Doctor: Concert promoter in $200 million fraud is bipolar

MIAMI - A former concert promoter who staged tours worldwide by acts such as the Rolling Stones, David Bowie and Fleetwood Mac suffers from long-term bipolar disorder that likely affected his judgment in orchestrating a $200 million fraud scheme, a doctor testified Friday in the promoter's sentencing hearing.

Psychiatrist Michael Hughes said Jack Utsick, 73, had many classic hallmarks of bipolar disorder such as visions of grandiosity, inflated self-esteem and excessive activities that can have painful consequences. Utsick also likely truly believed he was not ripping off thousands of investors in his Worldwide Entertainment Inc. company, the doctor added.

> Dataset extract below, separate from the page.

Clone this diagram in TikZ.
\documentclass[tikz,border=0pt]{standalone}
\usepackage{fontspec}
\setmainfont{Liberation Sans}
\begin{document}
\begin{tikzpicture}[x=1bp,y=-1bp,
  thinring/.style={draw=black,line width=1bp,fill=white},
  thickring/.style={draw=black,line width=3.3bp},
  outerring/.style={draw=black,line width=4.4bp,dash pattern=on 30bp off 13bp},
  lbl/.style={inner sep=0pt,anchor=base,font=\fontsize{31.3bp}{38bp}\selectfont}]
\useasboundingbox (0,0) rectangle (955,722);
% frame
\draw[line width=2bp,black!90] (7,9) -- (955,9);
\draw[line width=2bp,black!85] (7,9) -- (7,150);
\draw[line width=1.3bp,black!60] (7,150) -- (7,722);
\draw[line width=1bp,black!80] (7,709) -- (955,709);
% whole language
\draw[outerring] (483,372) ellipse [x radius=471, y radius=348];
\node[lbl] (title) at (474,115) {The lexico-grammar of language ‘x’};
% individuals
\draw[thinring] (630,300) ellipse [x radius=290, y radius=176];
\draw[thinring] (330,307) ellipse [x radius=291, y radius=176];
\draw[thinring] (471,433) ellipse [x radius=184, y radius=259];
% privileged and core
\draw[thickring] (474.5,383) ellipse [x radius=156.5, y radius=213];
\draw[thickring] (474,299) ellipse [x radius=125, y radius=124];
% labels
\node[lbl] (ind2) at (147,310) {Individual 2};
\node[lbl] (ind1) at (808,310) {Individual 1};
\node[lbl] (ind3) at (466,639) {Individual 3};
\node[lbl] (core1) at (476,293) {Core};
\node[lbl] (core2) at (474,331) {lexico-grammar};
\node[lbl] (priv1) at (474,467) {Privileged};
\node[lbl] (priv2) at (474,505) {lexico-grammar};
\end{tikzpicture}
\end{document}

"He always felt he was the smartest guy in the room and that he could beat the system," Hughes said. "If he had a disappointment, he couldn't tolerate that. He had to find a way to overcome it."

Later, Hughes said his recent examinations show Utsick hasn't changed much. "He still thinks that way. I wouldn't invest with him," he testified.

Utsick pleaded guilty to mail fraud in June after his extradition from Brazil in 2014. Prosecutors say Utsick fleeced nearly 3,000 investors by hiding a decade of Worldwide Entertainment Inc.'s losses and promising double-digit returns.

Prosecutors have asked U.S. District Judge Cecilia M. Altonaga to sentence Utsick to more than 17 years behind bars, while his attorney wants about six years. Much of Friday's all-day hearing featured defence witnesses testifying about Utsick's illness and character as a businessman.

Altonaga postponed Utsick's sentencing until Tuesday.

Worldwide did promote thousands of shows by major artists from 1995 to 2006 and owned several concert venues, but court documents show it was losing money every year. Defence attorney Eric Lisann said Utsick never intended to defraud investors and hoped to turn the company's fortunes around before it was effectively shut down by the Securities and Exchange Commission in 2006.

Before his company's implosion, Utsick was considered one of the top independent concert promoters in the business, according to friends and associates.

"I think Jack was doing fine, he just spread himself a little too thin," testified Bruce Glatman, a promoter who began as part of the team that staged the Woodstock festival in 1969. "I trusted him. I went into business with him."

But attorney Michael Goldberg, a court-appointed receiver who took over the company after the SEC action, said it became clear quickly that Utsick was operating a Ponzi scheme; older investors were being paid with money from new ones and no actual profits being earned.

"This is the definition of a Ponzi scheme," he testified.

Many of the wronged investors were former airline pilots, as Utsick had been before he went into the concert promotion business. A court-appointed receiver has been able to return only about $34 million of the $207 million in estimated losses to the investors, court documents show.